JB : Non. Comme on est un groupe en devenir, déjà sur l’EP c’était parti comme ça. C’était un pied à l’étrier de poser les bases de ce qu’on voulait faire. Donc on la fait en auto prod’ aussi. Je bosse beaucoup en studio. Je fais de la prise de son. Je me suis associé avec un studio en Bretagne, et donc j’ai accès facilement à un studio. Avec cet album là, personne ne nous attendait. On a commencé à le faire, on a fait des prises, moi j’ai fait mes claviers et mes voix. On s’est aussi mis à la recherche d’un label, mais en tant que groupe en devenir on n’avait pas assez à manger pour un label. En plus on avait pas eu l’occasion de jouer. Ils nous ont donc dit « recontactez-nous pour un deuxième ». Ça leur permettait, entre-temps, de voir ce qu’on donnait. Donc ce n’était pas vraiment un choix, c’est un album auto produit. On espère faire autrement plus tard mais ce n’est pas une contrainte. Avec l’expérience que l’on a, je pense qu’on sait faire. Le plus compliqué c’est l’argent. Il faut pouvoir sortir un peu de thune pour le stud’, le mix, le mastering, pour le graphisme, etc. [A noter que la liaison optique et vocale entre nous se met furieusement à saccader. Damned! Ndr]. Après on connaît un peu de monde, donc on a beaucoup fait en échanges de bons procédés. C’est-à-dire qu’on s’échangeait du temps. Certains pour du studio, pour essayer de s’arranger.

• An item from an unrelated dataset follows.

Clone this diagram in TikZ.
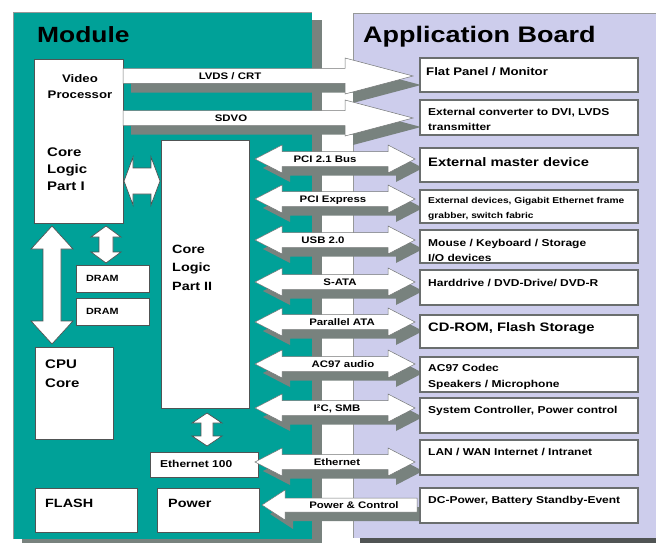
\documentclass[tikz,border=0pt]{standalone}
\usepackage{fontspec}
\setmainfont{Liberation Sans}[FakeStretch=1.2]
\usetikzlibrary{calc}
\definecolor{modteal}{RGB}{0,161,152}
\definecolor{boardlav}{RGB}{205,205,236}
\definecolor{shgray}{RGB}{120,130,126}
\definecolor{edgegray}{RGB}{80,84,84}
% block arrow outlines: #1,#2 end points, #3 head length, #4 head half width, #5 body half width
\newcommand{\HDpath}[5]{(#1) -- ($(#1)+(#3,-#4)$) -- ($(#1)+(#3,-#5)$) -- ($(#2)+(-#3,-#5)$) -- ($(#2)+(-#3,-#4)$) -- (#2) -- ($(#2)+(-#3,#4)$) -- ($(#2)+(-#3,#5)$) -- ($(#1)+(#3,#5)$) -- ($(#1)+(#3,#4)$) -- cycle}
\newcommand{\SRpath}[5]{($(#1)+(0,-#5)$) -- ($(#2)+(-#3,-#5)$) -- ($(#2)+(-#3,-#4)$) -- (#2) -- ($(#2)+(-#3,#4)$) -- ($(#2)+(-#3,#5)$) -- ($(#1)+(0,#5)$) -- cycle}
\newcommand{\SLpath}[5]{(#1) -- ($(#1)+(#3,-#4)$) -- ($(#1)+(#3,-#5)$) -- ($(#2)+(0,-#5)$) -- ($(#2)+(0,#5)$) -- ($(#1)+(#3,#5)$) -- ($(#1)+(#3,#4)$) -- cycle}
\newcommand{\VDpath}[5]{(#1) -- ($(#1)+(#4,#3)$) -- ($(#1)+(#5,#3)$) -- ($(#2)+(#5,-#3)$) -- ($(#2)+(#4,-#3)$) -- (#2) -- ($(#2)+(-#4,-#3)$) -- ($(#2)+(-#5,-#3)$) -- ($(#1)+(-#5,#3)$) -- ($(#1)+(-#4,#3)$) -- cycle}
\begin{document}
\begin{tikzpicture}[x=1pt,y=-1pt,
  box/.style={draw=edgegray, line width=0.8pt, fill=white, inner sep=0pt, outer sep=0pt, anchor=north west},
  abox/.style={draw=edgegray!85, line width=1.1pt, fill=white, inner sep=0pt, outer sep=0pt, anchor=north west, minimum width=218},
  lbl/.style={inner sep=0pt, anchor=base west},
  clbl/.style={inner sep=0pt, anchor=base},
  fsz/.style={font=\bfseries\fontsize{#1}{#1}\selectfont},
  arrbody/.style={fill=white, draw=edgegray!80, line width=0.5pt},
  arrshadow/.style={fill=shgray},
  inarrow/.style={fill=white, draw=edgegray, line width=0.7pt}]
\useasboundingbox (0,0) rectangle (656,543);

% panels
\fill[shgray] (22,20) rectangle (322,543);
\fill[modteal] (13,12) rectangle (312,539);
\draw[edgegray!60, line width=0.4pt] (13,539) -- (13,12) -- (312,12);
\fill[edgegray] (360,20) rectangle (656,543);
\fill[boardlav] (353,13) rectangle (656,538);
\draw[edgegray!60, line width=0.6pt] (656,13) -- (353,13) -- (353,538);

\node[lbl, fsz=22] (modT) at (37,43) {Module};
\node[lbl, fsz=22.5] (abT) at (363,43) {Application Board};

% module boxes
\node[box, minimum width=89, minimum height=164] (vp) at (34,59) {};
\node[box, minimum width=88, minimum height=268] (cl2) at (161,140) {};
\node[box, minimum width=73, minimum height=27] (dram1) at (76,265) {};
\node[box, minimum width=73, minimum height=27] (dram2) at (76,298) {};
\node[box, minimum width=78, minimum height=92] (cpu) at (35,347) {};
\node[box, minimum width=108, minimum height=25] (eth) at (150,452) {};
\node[box, minimum width=102, minimum height=44] (flash) at (35,488) {};
\node[box, minimum width=102, minimum height=44] (power) at (157,488) {};

\node[clbl, fsz=11] (vpA) at (80,82) {Video};
\node[clbl, fsz=11] (vpB) at (80,98) {Processor};
\node[lbl, fsz=12.5] (c1A) at (47,156.5) {Core};
\node[lbl, fsz=12.5] (c1B) at (47,173) {Logic};
\node[lbl, fsz=12.5] (c1C) at (47,190) {Part I};
\node[lbl, fsz=12] (c2A) at (172,253) {Core};
\node[lbl, fsz=12] (c2B) at (172,271.5) {Logic};
\node[lbl, fsz=12] (c2C) at (172,290) {Part II};
\node[lbl, fsz=9] (d1T) at (86,281) {DRAM};
\node[lbl, fsz=9] (d2T) at (86,314) {DRAM};
\node[lbl, fsz=12.5] (cpuA) at (45,368) {CPU};
\node[lbl, fsz=12.5] (cpuB) at (45,387) {Core};
\node[lbl, fsz=10] (ethT) at (160,467) {Ethernet 100};
\node[lbl, fsz=12] (flT) at (45,507.5) {FLASH};
\node[lbl, fsz=12] (pwT) at (168,507.5) {Power};

% internal arrows
\coordinate (c12L) at (124,181);
\coordinate (c12R) at (160,181);
\filldraw[inarrow] \HDpath{c12L}{c12R}{9}{24}{13};
\coordinate (bigT) at (52,226);
\coordinate (bigB) at (52,344);
\filldraw[inarrow] \VDpath{bigT}{bigB}{23}{21}{9};
\coordinate (drT) at (106,226);
\coordinate (drB) at (106,263);
\filldraw[inarrow] \VDpath{drT}{drB}{11}{15}{7};
\coordinate (etT) at (207,413);
\coordinate (etB) at (207,446);
\filldraw[inarrow] \VDpath{etT}{etB}{10}{15}{6};

% connector arrows to the application board
\coordinate (lvdsS) at (vp.east |- 0,76);
\coordinate (lvdsE) at (413,76);
\coordinate (sdvoS) at (vp.east |- 0,118);
\coordinate (sdvoE) at (413,118);
\begin{scope}[transform canvas={xshift=8pt,yshift=-9pt}]
  \fill[arrshadow] \SRpath{lvdsS}{lvdsE}{68}{18}{7.5};
  \fill[arrshadow] \SRpath{sdvoS}{sdvoE}{68}{18}{7.5};
\end{scope}
\filldraw[arrbody] \SRpath{lvdsS}{lvdsE}{68}{18}{7.5};
\filldraw[arrbody] \SRpath{sdvoS}{sdvoE}{68}{18}{7.5};

\foreach \nm/\yy in {pci/159, pcie/199, usb/240, sata/282, pata/322, ac/364, iic/408, ethn/462} {
  \coordinate (\nm L) at (255,\yy);
  \coordinate (\nm R) at (415,\yy);
}
\begin{scope}[transform canvas={xshift=8pt,yshift=-9pt}]
  \foreach \nm in {pci, pcie, usb, sata, pata, ac, iic, ethn} {
    \fill[arrshadow] \HDpath{\nm L}{\nm R}{27}{14}{7.5};
  }
\end{scope}
\foreach \nm in {pci, pcie, usb, sata, pata, ac, iic, ethn} {
  \filldraw[arrbody] \HDpath{\nm L}{\nm R}{27}{14}{7.5};
}
\coordinate (pwrT) at (262,505);
\coordinate (pwrE) at (417,505);
\begin{scope}[transform canvas={xshift=8pt,yshift=-9pt}]
  \fill[arrshadow] \SLpath{pwrT}{pwrE}{23}{15}{7};
\end{scope}
\filldraw[arrbody] \SLpath{pwrT}{pwrE}{23}{15}{7};

% arrow labels
\node[clbl, fsz=9.5] (lvdsL) at (230,79.5) {LVDS / CRT};
\node[clbl, fsz=9.5] (sdvoL) at (231,121.5) {SDVO};
\node[clbl, fsz=9.5] (pciT) at (325,162) {PCI 2.1 Bus};
\node[clbl, fsz=9.5] (pcieT) at (333,202) {PCI Express};
\node[clbl, fsz=9.5] (usbT) at (323,243) {USB 2.0};
\node[clbl, fsz=9.5] (sataT) at (340,285.5) {S-ATA};
\node[clbl, fsz=9.5] (pataT) at (342,325) {Parallel ATA};
\node[clbl, fsz=9.5] (acT) at (343,367) {AC97 audio};
\node[clbl, fsz=9.5] (iicT) at (337,411.5) {I²C, SMB};
\node[clbl, fsz=9.5] (ethnT) at (337,465.5) {Ethernet};
\node[clbl, fsz=9.5] (pwrL) at (354,508) {Power \& Control};

% application board boxes
\node[abox, minimum height=34] (ab1) at (420,58) {};
\node[abox, minimum height=35] (ab2) at (420,100) {};
\node[abox, minimum height=34] (ab3) at (420,148) {};
\node[abox, minimum height=33] (ab4) at (420,190) {};
\node[abox, minimum height=33] (ab5) at (420,230) {};
\node[abox, minimum height=35] (ab6) at (420,270) {};
\node[abox, minimum height=33] (ab7) at (420,315) {};
\node[abox, minimum height=35] (ab8) at (420,357) {};
\node[abox, minimum height=35] (ab9) at (420,398) {};
\node[abox, minimum height=35] (ab10) at (420,440) {};
\node[abox, minimum height=35] (ab11) at (420,488) {};

\node[lbl, fsz=11] (t1) at (426,75) {Flat Panel / Monitor};
\node[lbl, fsz=10] (t2a) at (428,115.5) {External converter to DVI, LVDS};
\node[lbl, fsz=10] (t2b) at (428,130.5) {transmitter};
\node[lbl, fsz=12.3] (t3) at (428,166.5) {External master device};
\node[lbl, fsz=8.5] (t4a) at (428,203) {External devices, Gigabit Ethernet frame};
\node[lbl, fsz=8.5] (t4b) at (428,218) {grabber, switch fabric};
\node[lbl, fsz=10] (t5a) at (428,246.5) {Mouse / Keyboard / Storage};
\node[lbl, fsz=10] (t5b) at (428,261.5) {I/O devices};
\node[lbl, fsz=10] (t6) at (428,286.5) {Harddrive / DVD-Drive/ DVD-R};
\node[lbl, fsz=12.3] (t7) at (428,331.5) {CD-ROM, Flash Storage};
\node[lbl, fsz=10] (t8a) at (428,371.5) {AC97 Codec};
\node[lbl, fsz=10] (t8b) at (428,387.5) {Speakers / Microphone};
\node[lbl, fsz=10] (t9) at (428,413.5) {System Controller, Power control};
\node[lbl, fsz=10] (t10) at (428,455.5) {LAN / WAN Internet / Intranet};
\node[lbl, fsz=10] (t11) at (428,503.5) {DC-Power, Battery Standby-Event};
\end{tikzpicture}
\end{document}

MB : Le monde se réanime un petit peu maintenant. Du coup en terme de projet à court terme moyen terme, tu me parlais tout à l’heure de chansons qui était en suspens, et un live à préparer j’imagine, qu’en est-il pour FauxX ?

JB : En ce moment, on bosse le live. À l’automne on va rebosser le live dans plusieurs salles. Il y a plusieurs salles qui ont bien accroché sur le projet. On collabore avec des éclairagistes qui sont super et apportent vraiment leurs compétences. Donc il va y avoir un petit visuel. On est en train de créer un aspect scénographique, une petite structure qu’on pourra poser sur scène entre nous deux. Mais je vais pas trop en dire. On réfléchit là-dessus. L’idée c’est de pouvoir jouer en 2022. Ça serait cool. On commence déjà à discuter avec des groupes avec lesquels on pourrait jouer. L’année dernière on devait faire la première partie de Loudblast à Quimper, mais avec la Covid, c’est tombé à l’eau. Ça ne sera que partie remise.

MB : Au Novomax ?

JB : Oui c’est ça. On va prendre la résidence là-bas cet hiver.

MB : Et bien vu que je n’habite pas trop loin, je viendrai vous rendre une petite visite et peut-être poser les questions que j’avais préparé à Job.

JB : Oui il ne pouvait pas ce soir.

MB : Le temps est précieux, ça se comprend. Quoi qu’il en soit, je te remercie pour le temps que tu m’as consacré ainsi qu’à Mad Breizh. Surtout prenez soin de vous, et peut-être à bientôt sur Quimper alors. Merci bien

Monsieur Joachim Blanchet : A bientôt. Oui sur Quimper ou bien par là, dans le coin. Merci à toi et bonne soirée.